begin

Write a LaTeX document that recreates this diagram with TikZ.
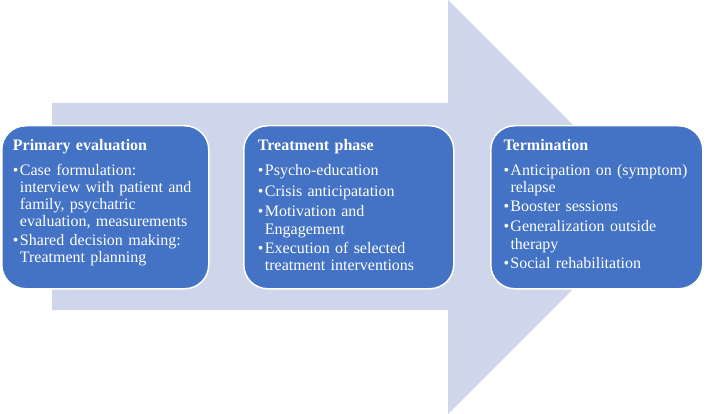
\documentclass[tikz,border=0pt]{standalone}
\usepackage{fontspec}
\setmainfont{Liberation Serif}
\definecolor{arrowfill}{HTML}{CFD5EA}
\definecolor{boxfill}{HTML}{4472C4}
\newcommand{\nl}{\hfil\break}
\newcommand{\bitem}[2][3.6pt]{\par\vspace{#1}\noindent\hbox to 7pt{\textbullet\hss}\parbox[t]{188pt}{\fontsize{16}{17.2}\selectfont #2}}
\tikzset{
  phasebox/.style={draw=white, line width=1.5pt, fill=boxfill, rounded corners=24pt, inner sep=0pt, anchor=north west},
  phasetext/.style={anchor=north west, inner sep=0pt, text width=195pt, align=left, text=white,
    font=\fontsize{16}{17.2}\selectfont}
}
\begin{document}
\begin{tikzpicture}[x=1pt,y=-1pt]
\useasboundingbox (0,0) rectangle (707,414);
% big background arrow
\fill[arrowfill] (52,103) -- (448,103) -- (448,0) -- (655,207) -- (448,414) -- (448,310) -- (52,310) -- cycle;
% boxes
\node[phasebox, minimum width=207pt, minimum height=163pt] (b1) at (1,125) {};
\node[phasebox, minimum width=210pt, minimum height=163pt] (b2) at (243,125) {};
\node[phasebox, minimum width=212pt, minimum height=163pt] (b3) at (490,125) {};
% texts
\node[phasetext] (t1) at (12.7,139) {\textbf{Primary evaluation}
\bitem[7.8pt]{Case formulation:\nl interview with patient and\nl family, psychatric\nl evaluation, measurements}
\bitem{Shared decision making:\nl Treatment planning}};
\node[phasetext] (t2) at (257.7,139) {\textbf{Treatment phase}
\bitem[7.8pt]{Psycho-education}
\bitem{Crisis anticipatation}
\bitem{Motivation and\nl Engagement}
\bitem{Execution of selected\nl treatment interventions}};
\node[phasetext] (t3) at (503.3,139) {\textbf{Termination}
\bitem[7.8pt]{Anticipation on (symptom)\nl relapse}
\bitem{Booster sessions}
\bitem{Generalization outside\nl therapy}
\bitem{Social rehabilitation}};
\end{tikzpicture}
\end{document}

end

Make an exact copy of the data, leaving its pictures out.

Write a LaTeX document that recreates this diagram with TikZ.
\documentclass[tikz,border=0pt]{standalone}
\usepackage{fontspec}
\setmainfont{Liberation Serif}
\definecolor{arrowfill}{HTML}{CFD5EA}
\definecolor{boxfill}{HTML}{4472C4}
\newcommand{\nl}{\hfil\break}
\newcommand{\bitem}[2][3.6pt]{\par\vspace{#1}\noindent\hbox to 7pt{\textbullet\hss}\parbox[t]{188pt}{\fontsize{16}{17.2}\selectfont #2}}
\tikzset{
  phasebox/.style={draw=white, line width=1.5pt, fill=boxfill, rounded corners=24pt, inner sep=0pt, anchor=north west},
  phasetext/.style={anchor=north west, inner sep=0pt, text width=195pt, align=left, text=white,
    font=\fontsize{16}{17.2}\selectfont}
}
\begin{document}
\begin{tikzpicture}[x=1pt,y=-1pt]
\useasboundingbox (0,0) rectangle (707,414);
% big background arrow
\fill[arrowfill] (52,103) -- (448,103) -- (448,0) -- (655,207) -- (448,414) -- (448,310) -- (52,310) -- cycle;
% boxes
\node[phasebox, minimum width=207pt, minimum height=163pt] (b1) at (1,125) {};
\node[phasebox, minimum width=210pt, minimum height=163pt] (b2) at (243,125) {};
\node[phasebox, minimum width=212pt, minimum height=163pt] (b3) at (490,125) {};
% texts
\node[phasetext] (t1) at (12.7,139) {\textbf{Primary evaluation}
\bitem[7.8pt]{Case formulation:\nl interview with patient and\nl family, psychatric\nl evaluation, measurements}
\bitem{Shared decision making:\nl Treatment planning}};
\node[phasetext] (t2) at (257.7,139) {\textbf{Treatment phase}
\bitem[7.8pt]{Psycho-education}
\bitem{Crisis anticipatation}
\bitem{Motivation and\nl Engagement}
\bitem{Execution of selected\nl treatment interventions}};
\node[phasetext] (t3) at (503.3,139) {\textbf{Termination}
\bitem[7.8pt]{Anticipation on (symptom)\nl relapse}
\bitem{Booster sessions}
\bitem{Generalization outside\nl therapy}
\bitem{Social rehabilitation}};
\end{tikzpicture}
\end{document}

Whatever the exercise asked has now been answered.